Now we come to a special case: consider a convex set $\Omega\subset R^2$. The convexity, and the fact that $\Omega$ is two-dimensional, are important assumptions here. In this case, a unique Cheeger set exists, and is given by $\Omega^r\oplus B(x,r)$, where $x\in \Omega^r$. Here $\Omega^r$ is the set of all points that are at least $r$ away from the boundary. Moreover, in the case of this Cheeger set, $r$ turns out to be $\frac{1}{h(\Omega)}$. Note that $h(\Omega)$ is an independent quantity, and is not defined based on this construction. Moreover, the area of the Cheeger set turns out to be $\pi r^2$.

This is a particularly simple Cheeger set. We’d like to know what other kinds of manifolds have unique Cheeger sets that can be constructed in the same way. Remember that we had assumed convexity for $\Omega$. We want to see if we can somewhat weaken that assumption.

The following is the impressive result that the speaker obtained: consider a domain $X\subset R^2$ such that it has no necks of radius $r$, which just means that a ball of radius $r$ can travel throughout the inside of the compact manifold without any stoppages are bottlenecks. If $X$ is also a Jordan domain and the boundary $\partial X$ has measure $0$, then it has a Cheeger set $\Omega^2\oplus B(x,r)$ given by the above construction.

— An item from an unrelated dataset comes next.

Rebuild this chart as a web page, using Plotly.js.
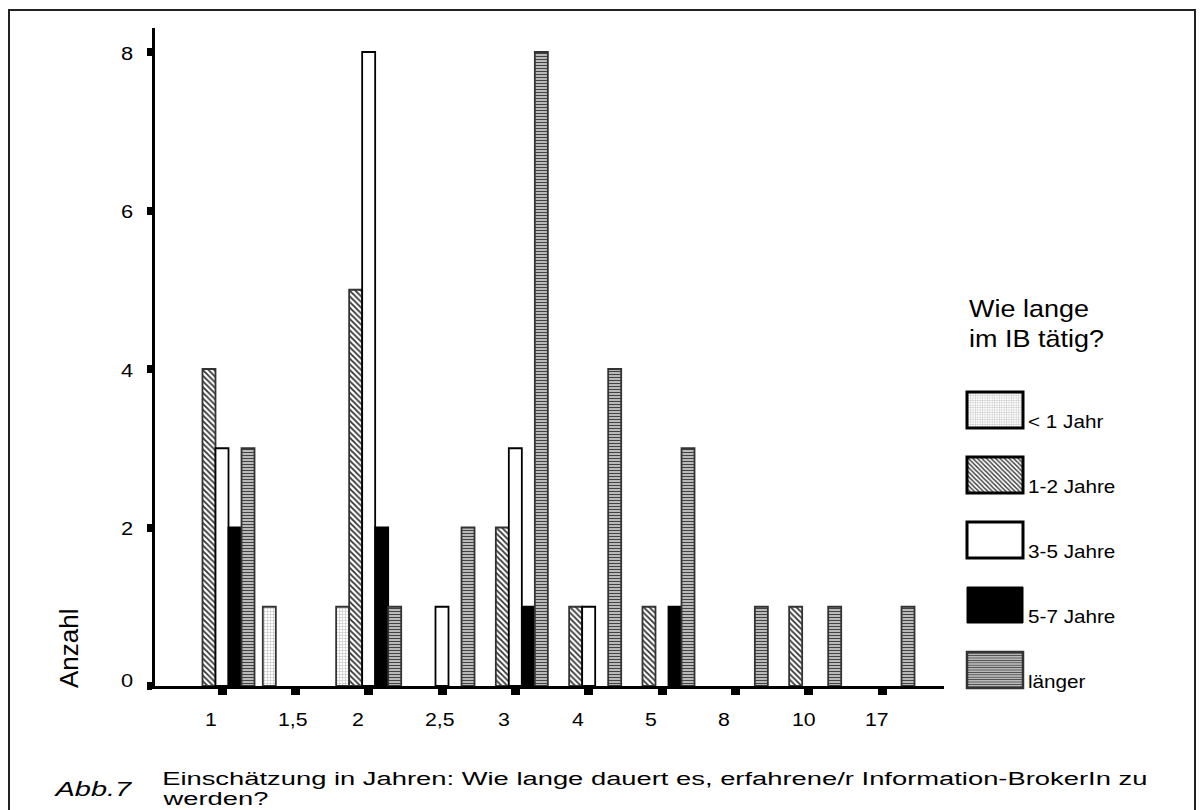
<!DOCTYPE html>
<html><head><meta charset="utf-8">
<script src="https://cdn.plot.ly/plotly-3.0.1.min.js"></script>
<style>html,body{margin:0;padding:0;background:#fff;overflow:hidden}#chart{width:1204px;height:810px}</style>
</head><body><div id="chart"></div>
<script>
// ---- data ----
const categories = ['1','1,5','2','2,5','3','4','5','8','10','17'];
const tickLabels = ['1','1,5','2','2,5','3','4','5','8','10','17'];
const seriesNames = ['< 1 Jahr','1-2 Jahre','3-5 Jahre','5-7 Jahre','länger'];
const lessThan1 = [0,1,1,0,0,0,0,0,0,0];
const years1to2 = [4,0,5,0,2,1,1,0,1,0];
const years3to5 = [3,0,8,1,3,1,0,0,0,0];
const years5to7 = [2,0,2,0,1,0,1,0,0,0];
const longer    = [3,0,1,2,8,4,3,1,1,1];
const yTickVals = [0,2,4,6,8];
const yTitle = 'Anzahl';
const legendTitle = ['Wie lange','im IB tätig?'];
const figLabel = 'Abb.7';
const captionLines = ['Einschätzung in Jahren: Wie lange dauert es, erfahrene/r Information-BrokerIn zu','werden?'];

// ---- styles ----
const FONT = 'Liberation Sans, Arial, Helvetica, sans-serif';
const L = 155, R = 944, T = 28, B = 686;
const px2x = p => (p - L) / (R - L);
const px2y = p => (B - p) / (B - T);

const seriesValues = [lessThan1, years1to2, years3to5, years5to7, longer];
const seriesStyles = [
  {color:'#ffffff', line:'#333', pattern:{shape:'+', fgcolor:'#b8b8b8', bgcolor:'#ffffff', size:3, solidity:0.3, fillmode:'replace'}},
  {color:'#ffffff', line:'#333', pattern:{shape:'\\', fgcolor:'#333333', bgcolor:'#ffffff', size:4, solidity:0.45, fillmode:'replace'}},
  {color:'#ffffff', line:'#000', pattern:{shape:''}},
  {color:'#000000', line:'#000', pattern:{shape:''}},
  {color:'#cccccc', line:'#333', pattern:{shape:'-', fgcolor:'#444444', bgcolor:'#d2d2d2', size:3, solidity:0.45, fillmode:'replace'}}
];
const legendStroke = [3, 3, 3, 1, 2.5];

// zero counts are not drawn as bars
const traces = seriesValues.map((vals, i) => ({
  type:'bar', x:categories, y:vals.map(v => v === 0 ? null : v), name:seriesNames[i],
  legendgroup:'g'+i,
  marker:{color:seriesStyles[i].color, line:{color:seriesStyles[i].line, width:1.8}, pattern:seriesStyles[i].pattern},
  hoverinfo:'skip'
}));

const annotations = [];
const annStretch = [];
function addAnn(a, s, of){ if (s) annStretch.push([annotations.length, s, of]); annotations.push(Object.assign({showarrow:false}, a)); }

// x tick labels (left-aligned a little before each tick, as in the reference)
categories.forEach((c, i) => addAnn({x:i, y:0, xref:'x', yref:'y', text:tickLabels[i], xanchor:'left', yanchor:'middle', xshift:-19, yshift:-33.5, font:{size:18.5, color:'#000', family:FONT}}, 1.15, 0));
addAnn({xref:'paper', yref:'paper', x:px2x(69), y:px2y(648), text:yTitle, textangle:-90, xanchor:'center', yanchor:'middle', font:{size:26, color:'#000', family:FONT}});
addAnn({xref:'paper', yref:'paper', x:px2x(967), y:px2y(308.7), text:legendTitle[0], xanchor:'left', yanchor:'middle', font:{size:24, color:'#000', family:FONT}}, 1.125, 0);
addAnn({xref:'paper', yref:'paper', x:px2x(967), y:px2y(338.7), text:legendTitle[1], xanchor:'left', yanchor:'middle', font:{size:24, color:'#000', family:FONT}}, 1.125, 0);
addAnn({xref:'paper', yref:'paper', x:px2x(52), y:px2y(789), text:figLabel, xanchor:'left', yanchor:'middle', font:{size:20, style:'italic', color:'#000', family:FONT}}, 1.45, 0);
addAnn({xref:'paper', yref:'paper', x:px2x(159.5), y:px2y(778.5), text:captionLines[0], xanchor:'left', yanchor:'middle', font:{size:19, color:'#000', family:FONT}}, 1.44, 0);
addAnn({xref:'paper', yref:'paper', x:px2x(159.5), y:px2y(798.5), text:captionLines[1], xanchor:'left', yanchor:'middle', font:{size:19, color:'#000', family:FONT}}, 1.44, 0);

const layout = {
  width:1204, height:810,
  margin:{l:L, r:1204-R, t:T, b:810-B, pad:0, autoexpand:false},
  paper_bgcolor:'#fff', plot_bgcolor:'#fff',
  font:{family:FONT, color:'#000'},
  barmode:'group', bargap:0.113, bargroupgap:0,
  hovermode:false,
  showlegend:true,
  legend:{x:1.03, y:0.5, xanchor:'left', yanchor:'top', bgcolor:'rgba(0,0,0,0)', borderwidth:0,
          traceorder:'grouped', tracegroupgap:30, font:{size:18, family:FONT, color:'#000'}},
  xaxis:{type:'category', range:[-0.9136, 9.8455], showline:true, linewidth:3, linecolor:'#000',
         ticks:'outside', ticklen:6, tickwidth:9, tickcolor:'#000', showticklabels:false,
         showgrid:false, zeroline:false, fixedrange:true},
  yaxis:{range:[0, 8.303], tickmode:'array', tickvals:yTickVals, ticktext:yTickVals.map(String),
         showline:true, linewidth:3, linecolor:'#000', ticks:'outside', ticklen:5, tickwidth:8, tickcolor:'#000',
         tickfont:{size:19, family:FONT, color:'#000'}, ticklabelstandoff:10,
         showgrid:false, zeroline:false, fixedrange:true},
  shapes:[{type:'rect', xref:'paper', yref:'paper', x0:px2x(9), x1:px2x(1195), y0:px2y(10), y1:px2y(830),
           line:{color:'#222', width:2}, fillcolor:'rgba(0,0,0,0)', layer:'below'}],
  annotations:annotations
};

const gd = document.getElementById('chart');

function stretch(el, s, of, dy){
  const bb = el.getBBox();
  const x0 = bb.x + bb.width * of;
  const ex = el.getAttribute('transform') || '';
  el.setAttribute('transform', ex + ' translate(' + x0 + ',' + (dy || 0) + ') scale(' + s + ',1) translate(' + (-x0) + ',0)');
}

function fix(){
  const r = gd.getBoundingClientRect();
  annStretch.forEach(([idx, s, of]) => {
    const t = gd.querySelector('.annotation[data-index="' + idx + '"] text.annotation-text');
    if (t) stretch(t, s, of);
  });
  // the reference lifts the "0" label just above the x axis
  gd.querySelectorAll('.ytick text').forEach(t => stretch(t, 1.15, 1, t.textContent.trim() === '0' ? -6 : 1));
  gd.querySelectorAll('.legend .scrollbox').forEach(s => s.removeAttribute('clip-path'));
  const items = gd.querySelectorAll('.legend .traces');
  items.forEach((g, i) => {
    const m = g.parentNode.getScreenCTM();
    const ox = m.e - r.left, oy = m.f - r.top;
    g.setAttribute('transform', 'translate(' + (967 - ox) + ',' + (392 + 65 * i - oy) + ')');
    g.querySelectorAll('.layers, .legendpoints, .legendsymbols, .legendfill, .legendlines').forEach(e => e.removeAttribute('transform'));
    g.querySelectorAll('.legendpoints path').forEach(p => {
      p.setAttribute('d', 'M0,0H56V36H0Z');
      p.removeAttribute('transform');
      p.style.strokeWidth = legendStroke[i] + 'px';
      p.style.stroke = i === 4 ? '#333' : '#000';
    });
    const t = g.querySelector('text.legendtext');
    if (t) {
      t.removeAttribute('transform');
      t.setAttribute('x', 61); t.setAttribute('y', 36);
      t.setAttribute('text-anchor', 'start');
      t.querySelectorAll('tspan').forEach(ts => { if (ts.hasAttribute('x')) ts.setAttribute('x', 61); });
      stretch(t, 1.15, 0);
    }
    const tg = g.querySelector('.legendtoggle'); if (tg) tg.remove();
  });
}

Plotly.newPlot(gd, traces, layout, {staticPlot:true, displayModeBar:false}).then(() => {
  try { fix(); } catch (e) { console.error(e); }
});
</script>
</body></html>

Another formulation of this fact is the following: if no necks of all $r$ such that $\frac{inr(\Omega)}{2}\leq r\leq \frac{1}{2}(\frac{|\Omega|}{A})^{1/2}$ exist, then $\Omega$ has a Cheeger set defined by the above construction. Note that the right hand side is just another way of writing $\frac{1}{h(\Omega)}$, as the area of the Cheeger set has to be $\pi(\frac{1}{h(\Omega)})^2$.

This is all for the talks today. I shall try to type up notes from other talks too.